UBC Faculty of Medicine
- Type: Public medical school
- Established: 1950; 76 years ago
- Parent institution: University of British Columbia
- Dean: Dermot Kelleher
- Academic staff: 6,736
- Students: 2,861
- Location: Vancouver, Kelowna, Victoria, and Prince George, British Columbia, Canada
- Website: med.ubc.ca

= UBC Faculty of Medicine =

Public medical school in British Columbia, Canada

The UBC Faculty of Medicine is the medical school of the University of British Columbia. It is one of 18 medical schools in Canada and the first one in the province of British Columbia. It has Canada's largest undergraduate medical education program and the fifth-largest in the U.S. and Canada. It is ranked as the 2nd best medical program in Canada by Maclean's, and 27th in the world by the 2017 QS World University Rankings.

==History ==

The Faculty of Medicine was established in 1950 in Vancouver, taking in 60 medical students under the leadership of its first dean, Myron Weaver. The size of its incoming medical classes was increased to 80 students in 1972, 120 students in 1980, and 128 students in 2000. Starting in 2004, the medical program began a gradual expansion that more than doubled enrolment and distributed medical education and training at campuses, hospitals and clinics throughout the province. The size of incoming medical classes grew to 288, with one-third of those students spending most of their four years at one of three distributed sites in northern British Columbia, the B.C. Interior or Vancouver Island. The size and geographic scope of the Faculty of Medicine's 71 medical residency programs also grew correspondingly.

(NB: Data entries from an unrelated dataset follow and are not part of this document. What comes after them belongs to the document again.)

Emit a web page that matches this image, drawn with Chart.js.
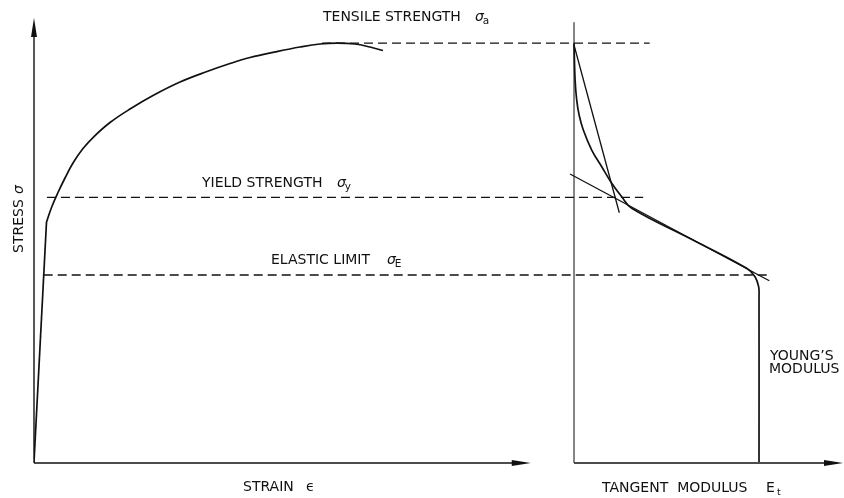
<!DOCTYPE html>
<html><head><meta charset="utf-8">
<script src="https://cdn.jsdelivr.net/npm/chart.js@4/dist/chart.umd.min.js"></script>
<style>html,body{margin:0;padding:0;background:#fff}canvas{display:block}</style>
</head><body>
<canvas id="c" width="844" height="498"></canvas>
<script>
// ---- Data (schematic units: stress in % of tensile strength, strain & tangent modulus in arbitrary units) ----
const elasticStrain = [0, 1.545];
const elasticStress = [0, 57.29];

const plasticStrain = [1.545, 2.188, 2.967, 3.832, 4.821, 6.057, 7.417, 9.394, 11.867, 14.71, 18.047, 21.384, 24.227, 26.70, 30.037, 32.88, 35.35, 37.45, 39.68, 41.53, 43.14];
const plasticStress = [57.29, 60.87, 64.34, 67.80, 71.38, 74.84, 77.70, 81.05, 84.27, 87.49, 90.71, 93.22, 95.13, 96.56, 97.99, 99.07, 99.79, 100, 99.79, 99.07, 98.23];

const tangentModulus = [0, 0.59, 1.46, 2.76, 5.03, 9.57, 14.97, 20.38, 25.78, 31.19, 62.7, 93.35, 97.84, 99.8, 100, 100];
const tangentStress  = [100, 91.19, 86.39, 82.84, 79.26, 74.48, 70.49, 66.53, 63.33, 60.56, 53.35, 46.24, 44.24, 41.85, 39.46, 0];

const tangent1Modulus = [0, 24.49];
const tangent1Stress  = [99.55, 59.51];
const tangent2Modulus = [-2.16, 105.57];
const tangent2Stress  = [68.75, 43.28];

const levelNames  = ['TENSILE STRENGTH', 'YIELD STRENGTH', 'ELASTIC LIMIT'];
const levelSubs   = ['a', 'y', 'E'];
const levelStress = [100, 63.2, 44.64];
const levelFrom   = [35.6, 1.6, 1.2];    // strain units
const levelTo     = [76.1, 75.3, 91.0];  // strain units

const strainAxisEnd = 61.4;
const stressAxisTop = 106;
const modulusAxisTopStress = 105;

const xLabel = 'STRAIN';
const yLabel = 'STRESS';
const x2Label = 'TANGENT  MODULUS';
const youngLabel = ['YOUNG\u2019S', 'MODULUS'];

// ---- helpers ----
const pts = (xs, ys) => xs.map((v, i) => ({x: v, y: ys[i]}));
const INK = '#111';
const FONT = '"DejaVu Sans", sans-serif';

const solid = (data, axis, tension) => ({
  data, xAxisID: axis, yAxisID: 'y', borderColor: INK, borderWidth: 1.7,
  pointRadius: 0, tension: tension, fill: false
});
const dashed = (data) => ({
  data, xAxisID: 'x', yAxisID: 'y', borderColor: INK, borderWidth: 1.3,
  borderDash: [9, 5], pointRadius: 0, tension: 0, fill: false
});

const datasets = [
  solid(pts(elasticStrain, elasticStress), 'x', 0),
  solid(pts(plasticStrain, plasticStress), 'x', 0.4),
  solid(pts(tangentModulus, tangentStress), 'x2', 0.4),
  Object.assign(solid(pts(tangent1Modulus, tangent1Stress), 'x2', 0), {borderWidth: 1.3}),
  Object.assign(solid(pts(tangent2Modulus, tangent2Stress), 'x2', 0), {borderWidth: 1.3}),
];
levelStress.forEach((s, i) => datasets.push(dashed(pts([levelFrom[i], levelTo[i]], [s, s]))));

function arrow(ctx, tx, ty, dir, len, half) {
  ctx.beginPath();
  if (dir === 'up') { ctx.moveTo(tx, ty); ctx.lineTo(tx - half, ty + len); ctx.lineTo(tx + half, ty + len); }
  else { ctx.moveTo(tx, ty); ctx.lineTo(tx - len, ty - half); ctx.lineTo(tx - len, ty + half); }
  ctx.closePath(); ctx.fill();
}

function txt(ctx, s, x, y, size, italic) {
  ctx.font = (italic ? 'italic ' : '') + size + 'px ' + FONT;
  ctx.fillText(s, x, y);
  return ctx.measureText(s).width;
}

const schematic = {
  id: 'schematic',
  beforeDatasetsDraw(chart) {
    const {ctx, scales: {x, x2, y}} = chart;
    ctx.save();
    ctx.strokeStyle = INK; ctx.fillStyle = INK; ctx.lineWidth = 1.4;
    const lx = x.getPixelForValue(0), by = y.getPixelForValue(0) + 1;
    const topY = y.getPixelForValue(stressAxisTop);
    const endX = x.getPixelForValue(strainAxisEnd);
    // left panel axes
    ctx.beginPath(); ctx.moveTo(lx, by); ctx.lineTo(lx, topY + 10); ctx.stroke();
    arrow(ctx, lx, topY, 'up', 19, 3);
    ctx.beginPath(); ctx.moveTo(lx, by); ctx.lineTo(endX - 10, by); ctx.stroke();
    arrow(ctx, endX, by, 'right', 19, 3);
    // right panel axes
    const rx = x2.getPixelForValue(0);
    const rEnd = x2.right;
    ctx.beginPath(); ctx.moveTo(rx, by); ctx.lineTo(rEnd - 10, by); ctx.stroke();
    arrow(ctx, rEnd, by, 'right', 19, 3);
    ctx.strokeStyle = '#444'; ctx.lineWidth = 1.3;
    ctx.beginPath(); ctx.moveTo(rx, by); ctx.lineTo(rx, y.getPixelForValue(modulusAxisTopStress)); ctx.stroke();
    ctx.restore();
  },
  afterDraw(chart) {
    const {ctx} = chart;
    ctx.save();
    ctx.fillStyle = INK; ctx.textBaseline = 'alphabetic';
    // level labels
    const lab = [[323, 21, 475], [202, 187, 337], [271, 264, 387]];
    lab.forEach((p, i) => {
      txt(ctx, levelNames[i], p[0], p[1], 14, false);
      const w = txt(ctx, '\u03C3', p[2], p[1], 14, true);
      txt(ctx, levelSubs[i], p[2] + w - 1, p[1] + 3, 10.5, false);
    });
    // strain label
    txt(ctx, xLabel, 243, 491, 14, false);
    txt(ctx, '\u03F5', 306, 491, 14, false);
    // tangent modulus label
    txt(ctx, x2Label, 602, 492, 14, false);
    txt(ctx, 'E', 766, 492, 14, false);
    txt(ctx, 't', 777, 495, 9.5, false);
    // young's modulus
    txt(ctx, youngLabel[0], 770, 360, 14, false);
    txt(ctx, youngLabel[1], 769, 373, 14, false);
    // stress label (rotated)
    ctx.save();
    ctx.translate(23, 253); ctx.rotate(-Math.PI / 2);
    txt(ctx, yLabel, 0, 0, 14, false);
    txt(ctx, '\u03C3', 59, 0, 14, true);
    ctx.restore();
    ctx.restore();
  }
};

new Chart(document.getElementById('c'), {
  type: 'line',
  data: {datasets},
  options: {
    responsive: false, animation: false, devicePixelRatio: 1,
    layout: {padding: {left: 34, right: 1, top: 18, bottom: 36}},
    plugins: {legend: {display: false}, tooltip: {enabled: false}},
    scales: {
      x:  {type: 'linear', min: 0, max: 100, display: false},
      x2: {type: 'linear', min: -291.9, max: 145.4, display: false},
      y:  {type: 'linear', min: 0, max: stressAxisTop, display: false}
    }
  },
  plugins: [schematic]
});
</script></body></html>
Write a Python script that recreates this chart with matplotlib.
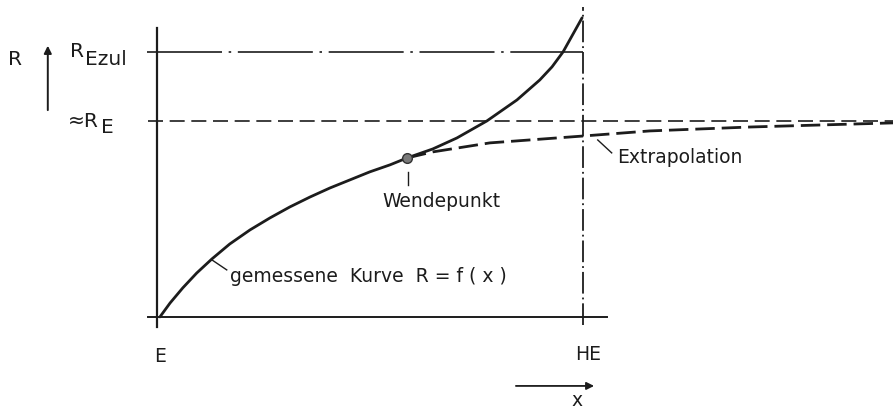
import matplotlib.pyplot as plt

# gemessene Kurve R = f(x), x normiert auf E = 0 ... HE = 1, R normiert auf R_E = 1
x_mess = [0.0, 0.024, 0.054, 0.087, 0.123, 0.165, 0.213, 0.260, 0.307, 0.355,
          0.402, 0.449, 0.496, 0.544, 0.584, 0.645, 0.702, 0.773, 0.844, 0.898,
          0.927, 0.953, 0.998]
r_mess = [0.0, 0.071, 0.148, 0.224, 0.296, 0.372, 0.444, 0.505, 0.561, 0.612,
          0.658, 0.699, 0.740, 0.776, 0.811, 0.857, 0.913, 1.0, 1.107, 1.209,
          1.276, 1.352, 1.526]

# Extrapolation ab dem Wendepunkt gegen R_E
x_extra = [0.584, 0.645, 0.780, 1.0, 1.158, 1.395, 1.733]
r_extra = [0.811, 0.842, 0.888, 0.923, 0.949, 0.969, 0.990]

wendepunkt = (0.584, 0.811)
r_e = 1.0
r_ezul = 1.352
x_he = 1.0

ink = '#1c1c1c'

fig = plt.figure(figsize=(8.93, 4.12), dpi=100)
ax = fig.add_axes([0, 0, 1, 1])
ax.set_xlim(-0.378, 1.733)
ax.set_ylim(-0.485, 1.617)
ax.axis('off')

# Achsen
ax.plot([-0.007, -0.007], [-0.05, 1.474], color=ink, lw=1.6)
ax.plot([-0.028, 1.057], [0, 0], color=ink, lw=1.4)
ax.plot([x_he, x_he], [-0.041, 1.582], color=ink, lw=1.3, dashes=(12, 2.2, 1, 2.2))

# Grenzwerte
ax.plot([-0.031, x_he], [r_ezul, r_ezul], color=ink, lw=1.2, dashes=(45, 4, 1.5, 4))
ax.plot([-0.028, 1.733], [r_e, r_e], color=ink, lw=1.2, dashes=(9, 4))

# Kurven
ax.plot(x_mess, r_mess, color=ink, lw=2.0, solid_capstyle='round', solid_joinstyle='round')
ax.plot(x_extra, r_extra, color=ink, lw=2.0, dashes=(7, 2.5))
ax.plot(*wendepunkt, 'o', ms=7, color='#7a7a7a', mec='#333333', mew=1)

txt = dict(color=ink, fontsize=13.5, family='DejaVu Sans')
big = dict(txt, fontsize=14.5)

# R-Achse mit Pfeil
ax.text(-0.359, 1.286, 'R', ha='left', va='baseline', **big)
ax.annotate('', xy=(-0.265, 1.398), xytext=(-0.265, 1.041),
            arrowprops=dict(arrowstyle='-|>', color=ink, lw=1.4, mutation_scale=11))
ax.text(-0.213, 1.327, 'R', ha='left', va='baseline', **big)
ax.text(-0.177, 1.286, 'Ezul', ha='left', va='baseline', **big)
ax.text(-0.217, 0.969, '≈R', ha='left', va='baseline', **big)
ax.text(-0.139, 0.939, 'E', ha='left', va='baseline', **big)

# Beschriftungen der Kurven
ax.plot([0.123, 0.158], [0.291, 0.240], color=ink, lw=1.0)
ax.text(0.165, 0.204, 'gemessene  Kurve  R = f ( x )', ha='left', va='center', **txt)

ax.plot([0.587, 0.587], [0.740, 0.673], color=ink, lw=1.0)
ax.text(0.525, 0.587, 'Wendepunkt', ha='left', va='center', **txt)

ax.plot([1.035, 1.068], [0.903, 0.837], color=ink, lw=1.0)
ax.text(1.080, 0.811, 'Extrapolation', ha='left', va='center', **txt)

# x-Achse
ax.text(0.0, -0.204, 'E', ha='center', va='center', **txt)
ax.text(1.012, -0.194, 'HE', ha='center', va='center', **txt)
ax.annotate('', xy=(1.033, -0.352), xytext=(0.835, -0.352),
            arrowprops=dict(arrowstyle='-|>', color=ink, lw=1.3, mutation_scale=11))
ax.text(0.986, -0.428, 'x', ha='center', va='center', **txt)

fig.savefig('out.png', dpi=100, facecolor='white')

Since its founding, the Faculty has added other educational programs, including physical therapy, occupational science and occupational therapy, audiology and speech sciences, midwifery, and population and public health. The men's mental health resource HeadsUpGuys was launched as a program of the faculty in 2015.

In January 2021, Peter Berman, the head of the medical faculty's School of Population and Public Health apologized after taking an international vacation to Hawaii over the holiday season contrary to public health advice to avoid international travel during the COVID-19 pandemic. After his trip was reported on, Berman said that he regrets not having made the same sacrifices as everyone else and stated his support for public health authorities.

== Research ==
Most research by the UBC Faculty of Medicine is conducted under the auspices of six institutes and 15 centres that are part of UBC or affiliated with it. Some researchers are based at UBC's Vancouver campus, though many work in the Faculty of Medicine's affiliated hospitals, especially in Vancouver: Vancouver General Hospital, the BC Cancer Agency, St. Paul's Hospital, BC Women's Hospital + Health Centre and BC Children's Hospital.

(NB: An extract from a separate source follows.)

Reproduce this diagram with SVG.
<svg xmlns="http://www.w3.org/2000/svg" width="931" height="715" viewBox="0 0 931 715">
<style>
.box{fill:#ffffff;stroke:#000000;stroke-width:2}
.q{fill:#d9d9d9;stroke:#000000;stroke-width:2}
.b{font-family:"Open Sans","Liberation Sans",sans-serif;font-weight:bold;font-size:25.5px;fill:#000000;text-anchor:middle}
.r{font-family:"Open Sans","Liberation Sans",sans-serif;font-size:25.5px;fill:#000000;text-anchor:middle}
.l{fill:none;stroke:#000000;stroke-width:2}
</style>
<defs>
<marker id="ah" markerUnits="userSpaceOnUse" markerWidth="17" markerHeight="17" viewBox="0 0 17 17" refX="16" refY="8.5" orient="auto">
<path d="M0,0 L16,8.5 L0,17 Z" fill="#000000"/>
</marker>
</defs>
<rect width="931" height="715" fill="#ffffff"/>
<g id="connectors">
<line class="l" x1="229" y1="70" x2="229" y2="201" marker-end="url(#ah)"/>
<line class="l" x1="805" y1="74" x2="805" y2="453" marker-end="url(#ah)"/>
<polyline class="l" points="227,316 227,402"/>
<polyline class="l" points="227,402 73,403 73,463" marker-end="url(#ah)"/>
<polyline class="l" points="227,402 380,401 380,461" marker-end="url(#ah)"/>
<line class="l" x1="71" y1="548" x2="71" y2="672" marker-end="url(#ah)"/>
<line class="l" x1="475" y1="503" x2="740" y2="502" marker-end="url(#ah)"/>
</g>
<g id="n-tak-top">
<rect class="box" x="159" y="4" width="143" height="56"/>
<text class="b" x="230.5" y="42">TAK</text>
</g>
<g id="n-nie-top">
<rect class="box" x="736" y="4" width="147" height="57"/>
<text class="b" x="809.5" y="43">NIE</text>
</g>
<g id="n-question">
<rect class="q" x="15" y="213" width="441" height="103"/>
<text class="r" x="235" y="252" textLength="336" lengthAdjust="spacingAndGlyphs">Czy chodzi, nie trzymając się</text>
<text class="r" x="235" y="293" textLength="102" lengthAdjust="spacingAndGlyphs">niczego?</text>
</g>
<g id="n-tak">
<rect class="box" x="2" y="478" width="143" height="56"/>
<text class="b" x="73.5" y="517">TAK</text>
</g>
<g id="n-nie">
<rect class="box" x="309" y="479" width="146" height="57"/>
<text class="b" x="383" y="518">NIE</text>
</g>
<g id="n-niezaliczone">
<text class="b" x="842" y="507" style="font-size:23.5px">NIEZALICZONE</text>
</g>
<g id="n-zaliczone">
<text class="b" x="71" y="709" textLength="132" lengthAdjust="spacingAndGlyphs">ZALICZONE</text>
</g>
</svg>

Members of the Faculty of Medicine are responsible for 132 patents issued or filed, and the creation of six spin-off companies. The Faculty of Medicine has more than 300 postdoctoral fellows and almost 600 PhD students.
The Faculty of Medicine had one Nobel laureate, Professor of Biochemistry Michael Smith, who received the 1993 Nobel Prize in Chemistry for his work in developing site-directed mutagenesis. Smith also received the Canada Gairdner International Award in 1986. Two members of the Faculty have received the Canada Gairdner Wightman Award: James C. Hogg (2013) and Michael Hayden (2011). Julio Montaner has received several awards for demonstrating the effectiveness of Highly Active Antiretroviral Therapy (HAART) in the treatment of HIV infection, and championing the "Treatment as Prevention" strategy for controlling the spread of the disease.